The case concerns the recognition of a foreign court decision regarding the opening of a will.

The action was filed on 12.01.2018. According to Article 55 of Law No. 5718, such proceedings follow the simplified procedure, and all evidence must be submitted with the initial petition. Article 54 requires the submission of a finalized foreign court judgment. The foreign judgment was submitted on 18.01.2018. Its later submission violates procedural vested rights and is contrary to the law. Although it has been argued that the foreign decision is not finalized under Article 54, it must be noted that the decision was rendered in non-contentious proceedings and, therefore, does not require finalization.

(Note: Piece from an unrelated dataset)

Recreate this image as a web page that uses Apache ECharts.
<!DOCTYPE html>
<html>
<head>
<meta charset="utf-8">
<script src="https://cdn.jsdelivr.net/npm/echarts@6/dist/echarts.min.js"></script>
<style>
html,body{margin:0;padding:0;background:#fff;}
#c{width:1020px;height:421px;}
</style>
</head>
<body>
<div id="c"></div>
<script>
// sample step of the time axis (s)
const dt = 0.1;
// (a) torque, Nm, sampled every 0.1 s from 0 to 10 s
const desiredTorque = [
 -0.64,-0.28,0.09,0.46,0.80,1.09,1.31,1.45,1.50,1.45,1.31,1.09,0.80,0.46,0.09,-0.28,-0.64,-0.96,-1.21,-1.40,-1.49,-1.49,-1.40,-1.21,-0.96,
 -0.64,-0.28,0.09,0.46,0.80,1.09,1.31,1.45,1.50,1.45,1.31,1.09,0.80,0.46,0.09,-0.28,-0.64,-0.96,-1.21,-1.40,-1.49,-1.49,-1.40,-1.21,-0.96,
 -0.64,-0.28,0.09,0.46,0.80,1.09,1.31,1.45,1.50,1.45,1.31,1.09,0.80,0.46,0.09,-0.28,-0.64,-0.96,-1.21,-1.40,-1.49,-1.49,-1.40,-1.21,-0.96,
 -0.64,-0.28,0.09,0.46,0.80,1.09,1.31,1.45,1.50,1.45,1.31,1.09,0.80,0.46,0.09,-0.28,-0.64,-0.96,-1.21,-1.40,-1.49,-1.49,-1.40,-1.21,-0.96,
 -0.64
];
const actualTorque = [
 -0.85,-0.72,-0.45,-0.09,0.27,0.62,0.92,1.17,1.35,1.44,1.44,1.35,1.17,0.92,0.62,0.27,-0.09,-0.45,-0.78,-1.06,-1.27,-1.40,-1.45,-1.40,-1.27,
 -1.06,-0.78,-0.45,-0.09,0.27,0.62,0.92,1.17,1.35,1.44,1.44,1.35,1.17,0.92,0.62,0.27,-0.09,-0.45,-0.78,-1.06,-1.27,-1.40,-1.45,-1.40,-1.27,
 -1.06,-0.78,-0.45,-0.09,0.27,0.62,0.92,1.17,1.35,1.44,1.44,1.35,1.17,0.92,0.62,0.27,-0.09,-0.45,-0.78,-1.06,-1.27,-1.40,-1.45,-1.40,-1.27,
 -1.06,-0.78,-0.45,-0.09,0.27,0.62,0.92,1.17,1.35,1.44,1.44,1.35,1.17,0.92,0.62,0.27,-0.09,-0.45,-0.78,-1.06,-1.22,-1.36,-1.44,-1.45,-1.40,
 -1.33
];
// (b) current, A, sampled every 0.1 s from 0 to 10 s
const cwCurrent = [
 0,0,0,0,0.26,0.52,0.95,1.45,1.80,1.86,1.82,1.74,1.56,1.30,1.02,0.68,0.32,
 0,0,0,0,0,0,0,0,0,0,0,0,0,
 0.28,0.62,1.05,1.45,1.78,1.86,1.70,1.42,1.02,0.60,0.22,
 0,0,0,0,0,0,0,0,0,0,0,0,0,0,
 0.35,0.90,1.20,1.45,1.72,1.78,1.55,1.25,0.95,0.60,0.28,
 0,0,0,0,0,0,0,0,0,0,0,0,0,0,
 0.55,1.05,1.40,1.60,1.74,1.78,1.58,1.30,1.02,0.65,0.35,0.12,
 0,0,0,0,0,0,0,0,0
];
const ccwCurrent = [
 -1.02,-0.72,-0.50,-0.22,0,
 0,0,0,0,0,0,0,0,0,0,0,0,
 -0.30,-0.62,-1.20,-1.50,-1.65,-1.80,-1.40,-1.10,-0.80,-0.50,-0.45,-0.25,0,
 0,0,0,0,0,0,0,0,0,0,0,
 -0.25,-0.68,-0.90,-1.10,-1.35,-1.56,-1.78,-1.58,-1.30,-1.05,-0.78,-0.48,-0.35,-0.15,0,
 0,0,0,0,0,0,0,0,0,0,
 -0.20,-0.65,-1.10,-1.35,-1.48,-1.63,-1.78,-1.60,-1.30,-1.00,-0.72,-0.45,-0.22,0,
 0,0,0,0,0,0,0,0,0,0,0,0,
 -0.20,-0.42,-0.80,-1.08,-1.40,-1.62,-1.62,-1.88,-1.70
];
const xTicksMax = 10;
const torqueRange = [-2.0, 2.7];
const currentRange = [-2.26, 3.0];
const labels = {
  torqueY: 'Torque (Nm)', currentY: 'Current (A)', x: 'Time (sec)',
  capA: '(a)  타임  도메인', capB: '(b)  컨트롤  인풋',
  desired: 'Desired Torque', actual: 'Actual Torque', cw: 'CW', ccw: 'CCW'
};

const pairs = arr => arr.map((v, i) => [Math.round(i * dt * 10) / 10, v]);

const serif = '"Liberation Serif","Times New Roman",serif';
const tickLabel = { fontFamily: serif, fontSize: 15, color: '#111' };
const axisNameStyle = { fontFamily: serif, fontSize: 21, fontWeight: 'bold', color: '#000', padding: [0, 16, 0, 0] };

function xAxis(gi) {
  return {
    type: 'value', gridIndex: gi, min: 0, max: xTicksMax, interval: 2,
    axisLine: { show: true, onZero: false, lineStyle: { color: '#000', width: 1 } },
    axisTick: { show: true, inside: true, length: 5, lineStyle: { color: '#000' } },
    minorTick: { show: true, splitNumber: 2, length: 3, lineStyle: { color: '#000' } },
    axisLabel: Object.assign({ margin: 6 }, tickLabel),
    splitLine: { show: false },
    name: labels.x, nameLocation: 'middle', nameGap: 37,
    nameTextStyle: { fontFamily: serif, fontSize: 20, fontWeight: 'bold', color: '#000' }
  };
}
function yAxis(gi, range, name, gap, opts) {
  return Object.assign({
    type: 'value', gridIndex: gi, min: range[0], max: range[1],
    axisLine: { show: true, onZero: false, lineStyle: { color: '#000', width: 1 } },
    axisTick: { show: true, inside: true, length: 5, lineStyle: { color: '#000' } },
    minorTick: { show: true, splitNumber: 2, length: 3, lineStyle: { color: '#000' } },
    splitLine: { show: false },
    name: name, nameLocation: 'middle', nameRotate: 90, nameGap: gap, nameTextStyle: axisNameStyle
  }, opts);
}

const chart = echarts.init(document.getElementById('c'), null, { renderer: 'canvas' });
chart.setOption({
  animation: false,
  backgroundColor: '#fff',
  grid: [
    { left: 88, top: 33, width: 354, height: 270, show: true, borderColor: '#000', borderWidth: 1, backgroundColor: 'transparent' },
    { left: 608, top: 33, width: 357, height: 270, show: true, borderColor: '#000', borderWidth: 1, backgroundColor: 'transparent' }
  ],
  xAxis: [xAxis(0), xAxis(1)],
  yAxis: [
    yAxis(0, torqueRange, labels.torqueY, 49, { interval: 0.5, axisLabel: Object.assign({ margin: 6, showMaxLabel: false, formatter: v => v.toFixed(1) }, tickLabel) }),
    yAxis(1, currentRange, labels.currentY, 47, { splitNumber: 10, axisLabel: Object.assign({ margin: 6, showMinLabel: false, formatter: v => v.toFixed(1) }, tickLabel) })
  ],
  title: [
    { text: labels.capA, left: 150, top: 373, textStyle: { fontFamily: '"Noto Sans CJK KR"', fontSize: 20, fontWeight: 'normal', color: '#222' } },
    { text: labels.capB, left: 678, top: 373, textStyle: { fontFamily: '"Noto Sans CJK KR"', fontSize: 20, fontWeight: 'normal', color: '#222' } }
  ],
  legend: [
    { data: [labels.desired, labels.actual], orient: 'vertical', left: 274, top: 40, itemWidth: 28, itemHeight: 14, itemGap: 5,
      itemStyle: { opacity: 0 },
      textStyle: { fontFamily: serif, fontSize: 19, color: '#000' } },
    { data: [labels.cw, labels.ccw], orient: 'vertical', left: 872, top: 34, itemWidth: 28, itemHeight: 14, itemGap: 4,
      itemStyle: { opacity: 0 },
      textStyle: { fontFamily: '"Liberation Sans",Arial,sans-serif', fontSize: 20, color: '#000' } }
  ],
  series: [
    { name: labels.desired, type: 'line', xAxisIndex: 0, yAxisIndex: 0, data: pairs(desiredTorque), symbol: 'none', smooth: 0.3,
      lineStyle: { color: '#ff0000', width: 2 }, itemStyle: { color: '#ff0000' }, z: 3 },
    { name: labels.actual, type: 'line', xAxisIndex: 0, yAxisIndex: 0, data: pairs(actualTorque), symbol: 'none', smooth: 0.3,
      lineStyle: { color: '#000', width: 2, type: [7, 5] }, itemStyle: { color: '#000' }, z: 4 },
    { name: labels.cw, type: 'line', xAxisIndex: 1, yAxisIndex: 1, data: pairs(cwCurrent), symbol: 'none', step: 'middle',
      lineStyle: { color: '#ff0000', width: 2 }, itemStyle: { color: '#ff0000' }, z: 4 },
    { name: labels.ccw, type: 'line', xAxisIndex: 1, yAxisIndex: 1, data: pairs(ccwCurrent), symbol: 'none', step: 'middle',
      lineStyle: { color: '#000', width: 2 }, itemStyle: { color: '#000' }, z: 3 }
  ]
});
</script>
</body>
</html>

The document bears a court case number. However, the reference to “finality annotation cannot be given” due to its non-contentious nature has been misinterpreted. It does not mean the decision is not a court judgment.

According to Article 43 of Law No. 5718, inheritance matters fall under the exclusive jurisdiction of Turkish courts, and under Article 54(1)(b), decisions on such matters cannot be recognized or enforced.

Therefore, due to the late submission of the decision and its subject matter falling within the exclusive jurisdiction of Turkish courts, I am of the opinion that the judgment must be annulled, and I dissent from the majority view.